== Exercise requirements ==
Look through the records that follow. Copy every line containing the word "matplotlib".

== The data ==
↓↓↓
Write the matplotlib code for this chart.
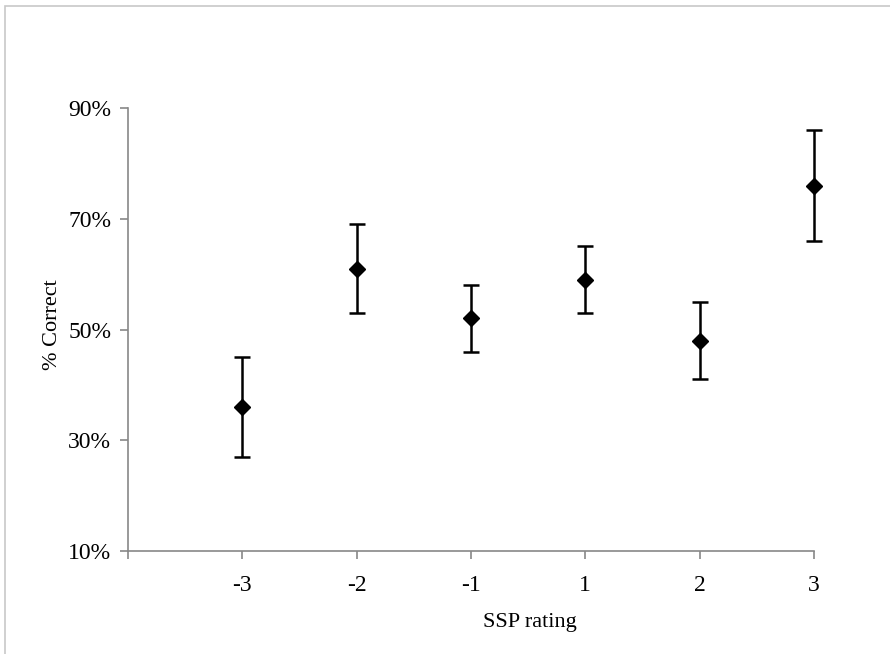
import matplotlib
matplotlib.use("Agg")
import matplotlib.pyplot as plt
from matplotlib.patches import Rectangle

categories = ["-3", "-2", "-1", "1", "2", "3"]
pct_correct = [36, 61, 52, 59, 48, 76]
err_low = [27, 53, 46, 53, 41, 66]
err_high = [45, 69, 58, 65, 55, 86]
y_ticks = [10, 30, 50, 70, 90]

plt.rcParams['font.family'] = ['Liberation Serif', 'DejaVu Serif']

fig = plt.figure(figsize=(8.9, 6.54), dpi=100)
fig.patches.append(Rectangle((5/890, -0.1), 1.2, (654-6)/654 + 0.1, transform=fig.transFigure,
                             fill=False, edgecolor='#c8c8c8', linewidth=1.2))
ax = fig.add_axes([128/890, (654-551)/654, (814-128)/890, (551-108)/654])

xs = list(range(1, len(categories) + 1))
lower = [p - l for p, l in zip(pct_correct, err_low)]
upper = [h - p for p, h in zip(pct_correct, err_high)]
cont = ax.errorbar(xs, pct_correct, yerr=[lower, upper], fmt='D', color='black',
                   markersize=8, ecolor='black', elinewidth=1.8, capsize=5.5, capthick=1.8)
arts = [cont.lines[0]] + list(cont.lines[1]) + list(cont.lines[2])
for art in arts:
    if art is not None:
        art.set_clip_on(False)

ax.set_xlim(0, len(categories))
ax.set_ylim(10, 90)
ax.set_xticks([0] + xs)
ax.set_xticklabels([""] + categories)
ax.set_yticks(y_ticks)
ax.set_yticklabels([f"{v}%" for v in y_ticks])

for s in ['top', 'right']:
    ax.spines[s].set_visible(False)
for s in ['left', 'bottom']:
    ax.spines[s].set_color('#888888')
    ax.spines[s].set_linewidth(1.2)
ax.tick_params(axis='both', colors='#888888', length=6, width=1.2, labelsize=17,
               labelcolor='black')
ax.tick_params(axis='x', pad=11)
ax.tick_params(axis='y', pad=6)

ax.set_xlabel("SSP rating", fontsize=16)
ax.xaxis.set_label_coords((530-128)/686, -0.139)
ax.set_ylabel("% Correct", fontsize=16)
ax.yaxis.set_label_coords(-(128-62)/686, 0.51)

fig.savefig("out.png", dpi=100)
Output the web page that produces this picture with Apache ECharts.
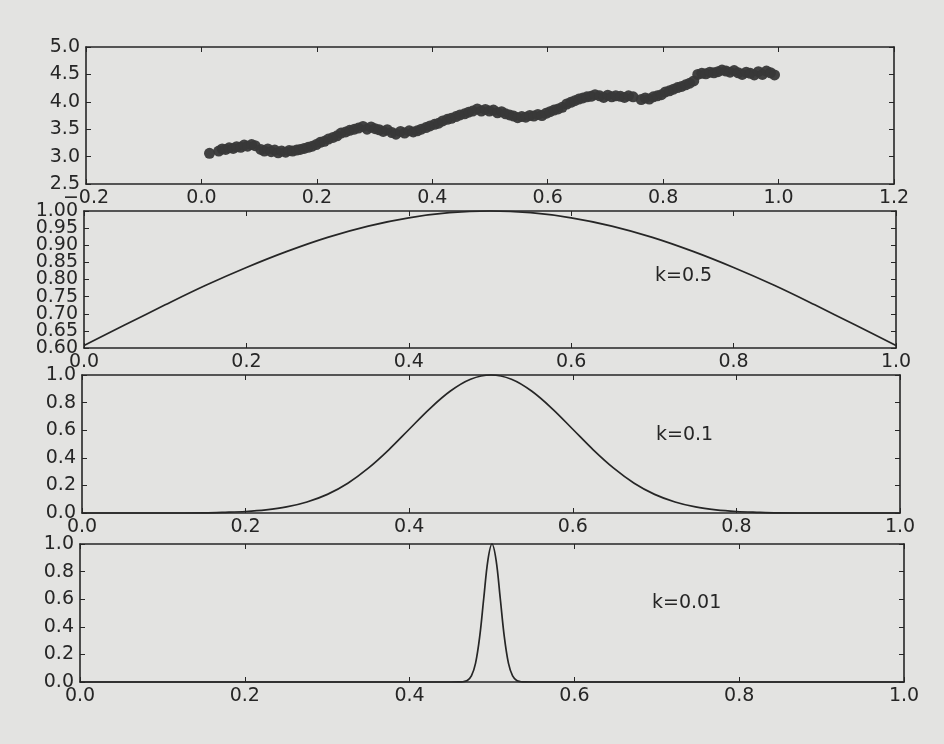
<!DOCTYPE html>
<html>
<head>
<meta charset="utf-8">
<title>LWLR kernel weights</title>
<script src="https://cdn.jsdelivr.net/npm/echarts@6/dist/echarts.min.js"></script>
<style>
  html, body { margin: 0; padding: 0; background: #e3e3e1; }
  #main { width: 944px; height: 744px; }
</style>
</head>
<body>
<div id="main"></div>
<script>
// scatter data (top panel)
var scatterX = [
  0.014, 0.030, 0.036, 0.042, 0.048, 0.055, 0.061, 0.068, 0.074, 0.080, 0.087, 0.093,
  0.103, 0.109, 0.115, 0.121, 0.127, 0.133, 0.139, 0.146, 0.152, 0.158, 0.165, 0.171, 0.178, 0.185, 0.192, 0.199,
  0.206, 0.213, 0.220, 0.228, 0.235, 0.242, 0.250, 0.257, 0.265, 0.272, 0.280, 0.287, 0.294, 0.301,
  0.308, 0.315, 0.322, 0.330, 0.337, 0.345, 0.352, 0.360, 0.367,
  0.374, 0.381, 0.389, 0.396, 0.404, 0.411, 0.418, 0.426, 0.433, 0.441, 0.448, 0.456, 0.463, 0.470, 0.478, 0.485,
  0.492, 0.499, 0.506, 0.513, 0.520, 0.527, 0.534, 0.541, 0.548, 0.555, 0.562, 0.569, 0.576, 0.583, 0.590, 0.597,
  0.604, 0.611, 0.618, 0.625, 0.633, 0.640, 0.647, 0.654, 0.661, 0.668, 0.675, 0.682,
  0.690, 0.697, 0.704, 0.711, 0.718, 0.726, 0.733, 0.740, 0.748,
  0.762, 0.769, 0.776, 0.783, 0.790, 0.797, 0.804, 0.811, 0.818, 0.825, 0.832, 0.839, 0.846, 0.853,
  0.860, 0.867, 0.874, 0.881, 0.888, 0.895, 0.902, 0.909, 0.916, 0.923, 0.930, 0.937, 0.944, 0.951, 0.958, 0.965, 0.972, 0.979, 0.986, 0.993
];
var scatterY = [
  3.06, 3.10, 3.14, 3.13, 3.16, 3.15, 3.18, 3.17, 3.21, 3.19, 3.22, 3.20,
  3.13, 3.10, 3.14, 3.09, 3.12, 3.07, 3.10, 3.08, 3.11, 3.10, 3.12, 3.13, 3.15, 3.17, 3.19, 3.22,
  3.26, 3.28, 3.32, 3.35, 3.38, 3.43, 3.45, 3.48, 3.50, 3.52, 3.55, 3.50, 3.54, 3.51,
  3.49, 3.46, 3.49, 3.44, 3.41, 3.46, 3.43, 3.47, 3.45,
  3.47, 3.50, 3.53, 3.56, 3.59, 3.61, 3.65, 3.68, 3.70, 3.73, 3.76, 3.78, 3.81, 3.83, 3.87, 3.83,
  3.86, 3.83, 3.85, 3.80, 3.82, 3.78, 3.76, 3.74, 3.71, 3.73, 3.72, 3.75, 3.74, 3.77, 3.75, 3.79,
  3.82, 3.85, 3.87, 3.90, 3.96, 3.99, 4.02, 4.05, 4.07, 4.09, 4.10, 4.13,
  4.11, 4.08, 4.12, 4.09, 4.11, 4.10, 4.08, 4.11, 4.09,
  4.04, 4.07, 4.05, 4.09, 4.11, 4.13, 4.18, 4.20, 4.23, 4.26, 4.28, 4.31, 4.34, 4.38,
  4.50, 4.52, 4.51, 4.54, 4.53, 4.55, 4.58, 4.56, 4.54, 4.57, 4.53, 4.50, 4.54, 4.52, 4.49, 4.55, 4.50, 4.56, 4.53, 4.49
];

// kernel weight curves
var k05X = [0, 0.05, 0.1, 0.15, 0.2, 0.25, 0.3, 0.35, 0.4, 0.45, 0.5, 0.55, 0.6, 0.65, 0.7, 0.75, 0.8, 0.85, 0.9, 0.95, 1.0];
var k05Y = [0.607, 0.667, 0.726, 0.783, 0.835, 0.882, 0.923, 0.956, 0.980, 0.995, 1.0, 0.995, 0.980, 0.956, 0.923, 0.882, 0.835, 0.783, 0.726, 0.667, 0.607];

var k01X = [0, 0.1, 0.15, 0.175, 0.2, 0.225, 0.25, 0.275, 0.3, 0.325, 0.35, 0.375, 0.4, 0.425, 0.45, 0.475, 0.5,
            0.525, 0.55, 0.575, 0.6, 0.625, 0.65, 0.675, 0.7, 0.725, 0.75, 0.775, 0.8, 0.825, 0.85, 0.9, 1.0];
var k01Y = [0, 0, 0.001, 0.005, 0.011, 0.023, 0.044, 0.080, 0.135, 0.216, 0.325, 0.458, 0.607, 0.755, 0.882, 0.969, 1.0,
            0.969, 0.882, 0.755, 0.607, 0.458, 0.325, 0.216, 0.135, 0.080, 0.044, 0.023, 0.011, 0.005, 0.001, 0, 0];

var k001X = [0, 0.45, 0.46, 0.465, 0.47, 0.475, 0.48, 0.485, 0.49, 0.495, 0.5, 0.505, 0.51, 0.515, 0.52, 0.525, 0.53, 0.535, 0.54, 0.55, 1.0];
var k001Y = [0, 0, 0.0003, 0.002, 0.011, 0.044, 0.135, 0.325, 0.607, 0.882, 1.0, 0.882, 0.607, 0.325, 0.135, 0.044, 0.011, 0.002, 0.0003, 0, 0];

var curveLabels = ['k=0.5', 'k=0.1', 'k=0.01'];

var chartDom = document.getElementById('main');
var myChart = echarts.init(chartDom);

var ink = '#262626';
var font = 'DejaVu Sans';
var fontSize = 19;

function zip(xs, ys) {
  return xs.map(function (x, i) { return [x, ys[i]]; });
}

function fmt(digits) {
  return function (v) {
    var s = Math.abs(v).toFixed(digits);
    return (v < -1e-9 ? '\u2212' : '') + s;
  };
}

// grid boxes (pixels)
var grids = [
  { left: 86, top: 47,  width: 808, height: 137 },
  { left: 84, top: 211, width: 812, height: 137 },
  { left: 82, top: 375, width: 818, height: 138 },
  { left: 80, top: 544, width: 824, height: 138 }
];

// axis ranges per panel
var xRanges = [[-0.2, 1.2, 0.2], [0, 1, 0.2], [0, 1, 0.2], [0, 1, 0.2]];
var yRanges = [[2.5, 5.0, 0.5, 1], [0.6, 1.0, 0.05, 2], [0, 1, 0.2, 1], [0, 1, 0.2, 1]];

var labelStyle = { color: ink, fontFamily: font, fontSize: fontSize };

var xAxis = [], yAxis = [];
grids.forEach(function (g, i) {
  var xr = xRanges[i], yr = yRanges[i];
  ['bottom', 'top'].forEach(function (pos) {
    xAxis.push({
      type: 'value', gridIndex: i, position: pos,
      min: xr[0], max: xr[1], interval: xr[2],
      axisLine: { show: true, onZero: false, lineStyle: { color: ink, width: 1.6 } },
      axisTick: { show: true, inside: true, length: 5, lineStyle: { color: ink } },
      axisLabel: Object.assign({
        show: pos === 'bottom', margin: 5, formatter: fmt(1),
        showMinLabel: true, showMaxLabel: true
      }, labelStyle),
      splitLine: { show: false }
    });
  });
  ['left', 'right'].forEach(function (pos) {
    var f = fmt(yr[3]);
    // the crowded 0.05-step axis: every other label here, the rest on an overlay axis
    if (i === 1) {
      f = function (v) { return Math.round(v / 0.05) % 2 === 0 ? v.toFixed(2) : ''; };
    }
    yAxis.push({
      type: 'value', gridIndex: i, position: pos,
      min: yr[0], max: yr[1], interval: yr[2],
      axisLine: { show: true, onZero: false, lineStyle: { color: ink, width: 1.6 } },
      axisTick: { show: true, inside: true, length: 5, lineStyle: { color: ink } },
      axisLabel: Object.assign({
        show: pos === 'left', margin: 6, formatter: f,
        showMinLabel: true, showMaxLabel: true
      }, labelStyle),
      splitLine: { show: false }
    });
  });
});

// overlay grid on panel 2 carrying the 0.65 / 0.75 / 0.85 / 0.95 labels
grids.push(Object.assign({}, grids[1]));
xAxis.push({ type: 'value', gridIndex: 4, min: 0, max: 1, show: false });
yAxis.push({
  type: 'value', gridIndex: 4, position: 'left',
  min: yRanges[1][0], max: yRanges[1][1], interval: yRanges[1][2],
  axisLine: { show: false }, axisTick: { show: false }, splitLine: { show: false },
  axisLabel: Object.assign({
    margin: 6,
    formatter: function (v) { return Math.round(v / 0.05) % 2 === 1 ? v.toFixed(2) : ''; }
  }, labelStyle)
});

function curve(idx, xs, ys) {
  return {
    type: 'line', xAxisIndex: idx * 2, yAxisIndex: idx * 2,
    data: zip(xs, ys), showSymbol: false, symbol: 'none',
    smooth: 0.35,
    lineStyle: { color: ink, width: 1.7 }, clip: false
  };
}

var option = {
  backgroundColor: '#e3e3e1',
  animation: false,
  grid: grids,
  xAxis: xAxis,
  yAxis: yAxis,
  title: [
    { text: curveLabels[0], left: 655, top: 267 },
    { text: curveLabels[1], left: 656, top: 426 },
    { text: curveLabels[2], left: 652, top: 594 }
  ].map(function (t) {
    t.textStyle = { color: ink, fontFamily: font, fontSize: fontSize, fontWeight: 'normal' };
    t.padding = 0;
    return t;
  }),
  series: [
    {
      type: 'scatter', xAxisIndex: 0, yAxisIndex: 0,
      data: zip(scatterX, scatterY),
      symbolSize: 11,
      itemStyle: { color: '#383838', opacity: 0.95 }
    },
    curve(1, k05X, k05Y),
    curve(2, k01X, k01Y),
    curve(3, k001X, k001Y)
  ]
};

myChart.setOption(option);

window.onresize = () => {
  myChart.resize();
}
</script>
</body>
</html>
↑↑↑
== Output below ==
Write the matplotlib code for this chart.
import matplotlib
matplotlib.use("Agg")
import matplotlib.pyplot as plt
from matplotlib.patches import Rectangle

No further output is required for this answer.